American long jumper

Catherine "Kathy" Laverne McMillan (born November 7, 1957) is a retired American athlete, who mainly competed in the long jump.

McMillan was born in Raeford, North Carolina. She competed for the United States at the 1976 Summer Olympics held in Montreal, Canada, where she won the silver medal in the Women's Long Jump event as an 18-year-old. She attended Tennessee State University.
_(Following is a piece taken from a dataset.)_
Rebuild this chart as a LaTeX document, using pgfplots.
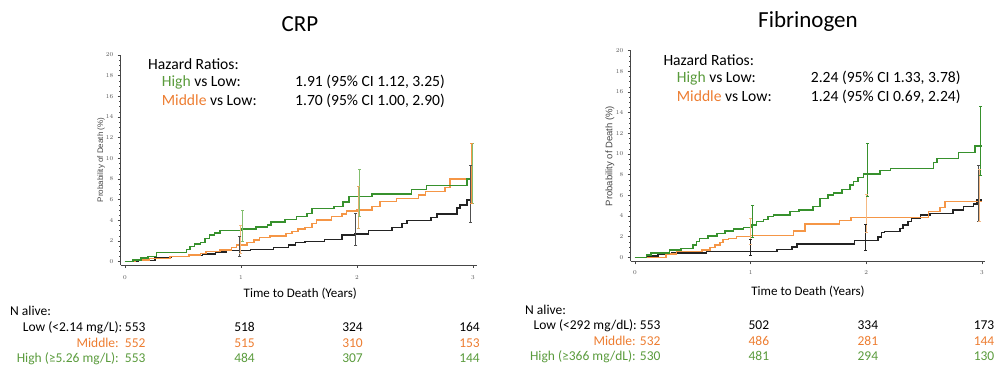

While competing for Hoke County High School, in Raeford, North Carolina she set the still standing NFHS National High School Record in the Long Jump of 22 ft 3 in while participating in the Jack in the Box Invitational at UCLA on June 12, 1976. She was a four-time NCHSAA state champion in the long jump, and also won multiple state titles in both the 100 and 220 yard dash.

McMillan qualified for the 1980 US Olympic team in the long jump, but was unable to compete due to the 1980 Summer Olympics boycott. She did however receive one of 461 Congressional Gold Medals created especially for the spurned athletes.

In 2021 she was elected into the National Track and Field Hall of Fame.